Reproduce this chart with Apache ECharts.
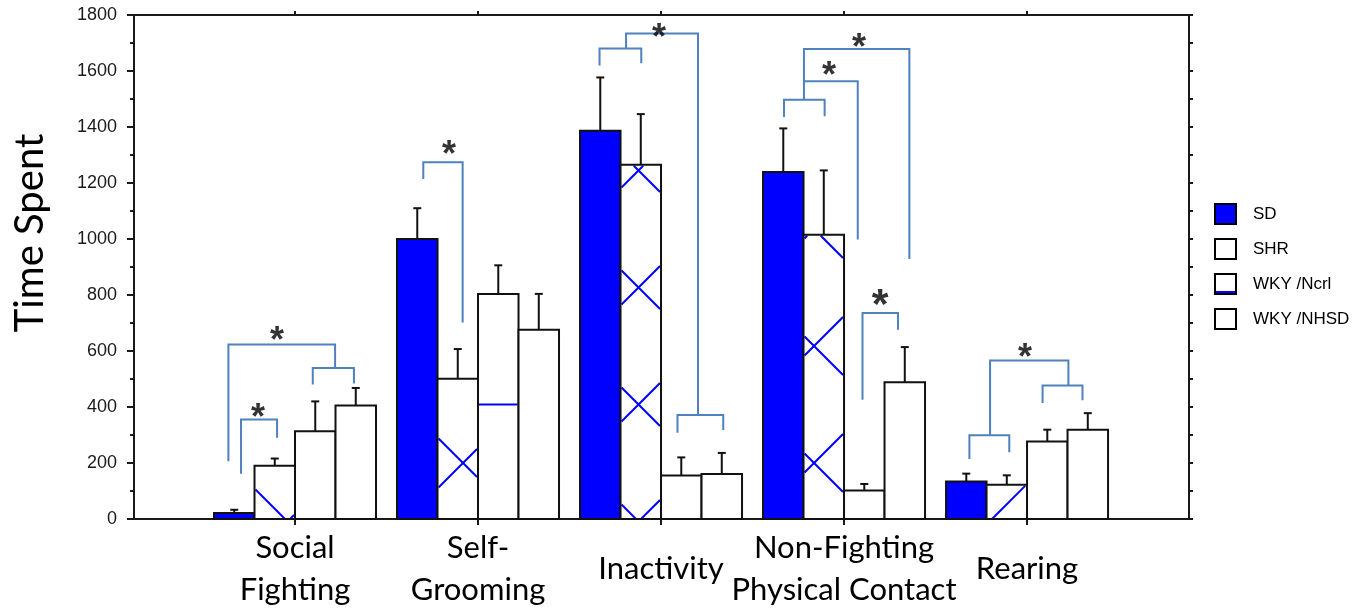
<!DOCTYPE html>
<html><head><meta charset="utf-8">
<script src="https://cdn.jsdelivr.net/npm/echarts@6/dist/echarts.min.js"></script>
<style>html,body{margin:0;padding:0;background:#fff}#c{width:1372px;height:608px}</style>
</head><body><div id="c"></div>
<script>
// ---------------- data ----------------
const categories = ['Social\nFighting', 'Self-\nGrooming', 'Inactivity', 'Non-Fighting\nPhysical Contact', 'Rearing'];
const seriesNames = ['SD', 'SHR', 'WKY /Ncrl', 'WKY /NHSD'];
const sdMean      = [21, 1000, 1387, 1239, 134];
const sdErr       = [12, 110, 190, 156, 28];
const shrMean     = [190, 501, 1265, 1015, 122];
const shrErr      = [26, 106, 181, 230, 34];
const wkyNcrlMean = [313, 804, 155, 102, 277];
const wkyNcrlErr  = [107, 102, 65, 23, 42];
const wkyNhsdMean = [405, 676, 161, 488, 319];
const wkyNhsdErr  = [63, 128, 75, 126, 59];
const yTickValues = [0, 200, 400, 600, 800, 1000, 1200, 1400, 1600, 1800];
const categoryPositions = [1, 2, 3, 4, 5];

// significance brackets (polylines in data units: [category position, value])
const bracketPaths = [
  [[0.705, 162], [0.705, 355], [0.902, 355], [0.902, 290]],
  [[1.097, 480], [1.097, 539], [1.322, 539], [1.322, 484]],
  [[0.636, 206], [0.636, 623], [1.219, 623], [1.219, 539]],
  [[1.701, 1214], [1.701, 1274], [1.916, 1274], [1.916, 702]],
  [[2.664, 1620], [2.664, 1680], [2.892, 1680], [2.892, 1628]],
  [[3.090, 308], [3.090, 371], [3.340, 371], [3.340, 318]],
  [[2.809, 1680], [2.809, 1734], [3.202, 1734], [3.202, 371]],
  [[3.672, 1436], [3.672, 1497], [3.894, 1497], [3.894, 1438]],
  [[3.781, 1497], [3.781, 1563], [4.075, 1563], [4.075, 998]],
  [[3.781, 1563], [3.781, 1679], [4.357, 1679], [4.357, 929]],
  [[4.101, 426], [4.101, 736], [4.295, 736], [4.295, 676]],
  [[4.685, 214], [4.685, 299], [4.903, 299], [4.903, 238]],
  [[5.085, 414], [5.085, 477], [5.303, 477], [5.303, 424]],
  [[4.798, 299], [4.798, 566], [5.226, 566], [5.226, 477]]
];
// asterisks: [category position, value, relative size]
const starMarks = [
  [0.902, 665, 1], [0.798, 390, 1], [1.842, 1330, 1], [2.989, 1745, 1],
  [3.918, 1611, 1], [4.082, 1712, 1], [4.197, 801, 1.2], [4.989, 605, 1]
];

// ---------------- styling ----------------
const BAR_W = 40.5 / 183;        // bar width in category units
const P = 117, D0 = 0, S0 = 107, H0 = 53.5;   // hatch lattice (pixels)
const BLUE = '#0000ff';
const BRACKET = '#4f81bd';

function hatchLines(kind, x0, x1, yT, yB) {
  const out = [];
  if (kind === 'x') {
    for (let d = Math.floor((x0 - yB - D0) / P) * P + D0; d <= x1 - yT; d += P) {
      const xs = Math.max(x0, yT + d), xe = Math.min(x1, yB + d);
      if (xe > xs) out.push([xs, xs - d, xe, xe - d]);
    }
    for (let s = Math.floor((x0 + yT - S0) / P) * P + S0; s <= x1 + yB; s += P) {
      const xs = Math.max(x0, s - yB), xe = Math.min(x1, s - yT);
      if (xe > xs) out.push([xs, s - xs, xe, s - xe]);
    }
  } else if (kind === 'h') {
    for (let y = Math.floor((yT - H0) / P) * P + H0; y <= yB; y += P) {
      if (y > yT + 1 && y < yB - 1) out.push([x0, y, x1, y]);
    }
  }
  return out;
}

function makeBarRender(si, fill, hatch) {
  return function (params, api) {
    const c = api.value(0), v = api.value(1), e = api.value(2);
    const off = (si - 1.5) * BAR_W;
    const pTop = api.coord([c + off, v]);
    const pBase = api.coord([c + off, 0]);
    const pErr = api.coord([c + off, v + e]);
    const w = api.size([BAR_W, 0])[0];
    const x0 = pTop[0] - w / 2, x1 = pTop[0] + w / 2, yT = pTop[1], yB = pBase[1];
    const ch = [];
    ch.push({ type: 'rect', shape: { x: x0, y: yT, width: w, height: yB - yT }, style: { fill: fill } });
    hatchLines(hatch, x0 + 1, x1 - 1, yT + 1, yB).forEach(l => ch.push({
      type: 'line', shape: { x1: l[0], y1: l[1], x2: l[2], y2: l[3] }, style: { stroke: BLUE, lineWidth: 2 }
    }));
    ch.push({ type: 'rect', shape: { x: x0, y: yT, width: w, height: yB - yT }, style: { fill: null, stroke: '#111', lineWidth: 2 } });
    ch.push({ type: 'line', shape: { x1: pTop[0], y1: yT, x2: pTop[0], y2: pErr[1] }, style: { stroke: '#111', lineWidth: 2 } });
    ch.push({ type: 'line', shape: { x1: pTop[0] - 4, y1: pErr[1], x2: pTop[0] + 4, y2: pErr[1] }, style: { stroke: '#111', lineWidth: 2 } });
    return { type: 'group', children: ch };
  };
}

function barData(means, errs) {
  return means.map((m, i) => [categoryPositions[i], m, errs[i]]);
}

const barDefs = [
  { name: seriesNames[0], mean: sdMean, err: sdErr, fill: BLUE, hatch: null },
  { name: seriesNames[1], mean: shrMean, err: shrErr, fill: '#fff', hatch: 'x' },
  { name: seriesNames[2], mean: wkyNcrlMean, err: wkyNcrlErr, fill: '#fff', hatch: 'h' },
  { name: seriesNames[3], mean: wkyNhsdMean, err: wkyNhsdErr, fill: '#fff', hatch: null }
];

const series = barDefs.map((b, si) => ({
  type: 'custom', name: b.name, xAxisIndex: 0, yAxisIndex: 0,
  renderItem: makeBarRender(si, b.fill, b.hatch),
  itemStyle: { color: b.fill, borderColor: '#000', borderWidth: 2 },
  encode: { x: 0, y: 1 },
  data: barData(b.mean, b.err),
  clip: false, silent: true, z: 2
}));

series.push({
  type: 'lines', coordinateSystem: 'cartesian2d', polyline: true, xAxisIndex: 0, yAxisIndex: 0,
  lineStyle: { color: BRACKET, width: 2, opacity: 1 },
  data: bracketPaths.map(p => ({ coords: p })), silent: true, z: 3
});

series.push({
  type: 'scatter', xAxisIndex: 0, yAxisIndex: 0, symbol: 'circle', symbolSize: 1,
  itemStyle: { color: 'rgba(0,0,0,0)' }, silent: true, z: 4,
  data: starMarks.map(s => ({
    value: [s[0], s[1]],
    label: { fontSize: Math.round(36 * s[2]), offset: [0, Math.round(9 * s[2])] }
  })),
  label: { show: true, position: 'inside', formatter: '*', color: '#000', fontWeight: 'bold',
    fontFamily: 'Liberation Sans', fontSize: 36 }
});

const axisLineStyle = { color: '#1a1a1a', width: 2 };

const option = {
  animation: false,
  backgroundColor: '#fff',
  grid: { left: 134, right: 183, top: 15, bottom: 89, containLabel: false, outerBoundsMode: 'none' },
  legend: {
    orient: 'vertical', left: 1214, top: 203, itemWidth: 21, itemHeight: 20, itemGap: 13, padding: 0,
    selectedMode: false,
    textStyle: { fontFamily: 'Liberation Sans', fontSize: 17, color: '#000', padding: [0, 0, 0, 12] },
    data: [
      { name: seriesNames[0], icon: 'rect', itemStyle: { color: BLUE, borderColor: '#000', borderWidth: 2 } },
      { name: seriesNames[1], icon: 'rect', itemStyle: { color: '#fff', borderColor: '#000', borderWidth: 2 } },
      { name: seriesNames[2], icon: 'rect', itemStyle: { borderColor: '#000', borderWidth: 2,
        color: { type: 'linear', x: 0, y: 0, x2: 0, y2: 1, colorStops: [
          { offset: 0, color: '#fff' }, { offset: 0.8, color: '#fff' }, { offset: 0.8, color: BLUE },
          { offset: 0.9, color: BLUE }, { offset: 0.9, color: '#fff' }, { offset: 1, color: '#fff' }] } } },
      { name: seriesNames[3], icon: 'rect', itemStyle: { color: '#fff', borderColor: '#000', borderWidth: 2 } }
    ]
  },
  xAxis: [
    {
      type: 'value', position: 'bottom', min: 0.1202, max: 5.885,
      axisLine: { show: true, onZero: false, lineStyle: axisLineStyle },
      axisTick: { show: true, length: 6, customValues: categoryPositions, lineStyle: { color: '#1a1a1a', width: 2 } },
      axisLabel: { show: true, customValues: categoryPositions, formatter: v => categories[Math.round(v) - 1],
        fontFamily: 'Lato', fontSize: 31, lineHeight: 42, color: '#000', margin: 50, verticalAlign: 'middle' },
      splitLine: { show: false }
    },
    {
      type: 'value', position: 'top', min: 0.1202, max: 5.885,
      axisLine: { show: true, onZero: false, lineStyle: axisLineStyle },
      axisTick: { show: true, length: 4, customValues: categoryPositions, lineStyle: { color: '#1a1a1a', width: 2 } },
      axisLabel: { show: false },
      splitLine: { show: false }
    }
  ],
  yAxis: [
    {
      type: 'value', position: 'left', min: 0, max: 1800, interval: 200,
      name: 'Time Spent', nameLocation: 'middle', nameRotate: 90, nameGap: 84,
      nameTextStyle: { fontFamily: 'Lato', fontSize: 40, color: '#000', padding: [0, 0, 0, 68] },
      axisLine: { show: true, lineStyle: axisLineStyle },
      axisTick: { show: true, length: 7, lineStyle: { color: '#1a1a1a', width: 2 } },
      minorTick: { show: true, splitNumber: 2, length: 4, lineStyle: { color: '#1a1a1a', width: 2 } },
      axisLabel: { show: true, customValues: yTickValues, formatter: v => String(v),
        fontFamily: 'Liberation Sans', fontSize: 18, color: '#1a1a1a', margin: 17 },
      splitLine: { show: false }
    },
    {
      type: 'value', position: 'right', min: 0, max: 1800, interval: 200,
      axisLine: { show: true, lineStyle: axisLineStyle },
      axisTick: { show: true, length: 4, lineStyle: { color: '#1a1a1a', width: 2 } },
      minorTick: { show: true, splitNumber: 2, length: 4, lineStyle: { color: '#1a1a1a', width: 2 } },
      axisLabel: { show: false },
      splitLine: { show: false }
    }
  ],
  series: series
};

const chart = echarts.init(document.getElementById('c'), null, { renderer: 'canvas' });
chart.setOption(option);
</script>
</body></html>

### GIVEN INSTRUCTION
Repeat, word for word and with no pictures, only the lines running from the beginning of the data to the line that contains "const categoryPositions = [1, 2, 3, 4, 5];".

### COMPLETE OUTPUT
Reproduce this chart with Apache ECharts.
<!DOCTYPE html>
<html><head><meta charset="utf-8">
<script src="https://cdn.jsdelivr.net/npm/echarts@6/dist/echarts.min.js"></script>
<style>html,body{margin:0;padding:0;background:#fff}#c{width:1372px;height:608px}</style>
</head><body><div id="c"></div>
<script>
// ---------------- data ----------------
const categories = ['Social\nFighting', 'Self-\nGrooming', 'Inactivity', 'Non-Fighting\nPhysical Contact', 'Rearing'];
const seriesNames = ['SD', 'SHR', 'WKY /Ncrl', 'WKY /NHSD'];
const sdMean      = [21, 1000, 1387, 1239, 134];
const sdErr       = [12, 110, 190, 156, 28];
const shrMean     = [190, 501, 1265, 1015, 122];
const shrErr      = [26, 106, 181, 230, 34];
const wkyNcrlMean = [313, 804, 155, 102, 277];
const wkyNcrlErr  = [107, 102, 65, 23, 42];
const wkyNhsdMean = [405, 676, 161, 488, 319];
const wkyNhsdErr  = [63, 128, 75, 126, 59];
const yTickValues = [0, 200, 400, 600, 800, 1000, 1200, 1400, 1600, 1800];
const categoryPositions = [1, 2, 3, 4, 5];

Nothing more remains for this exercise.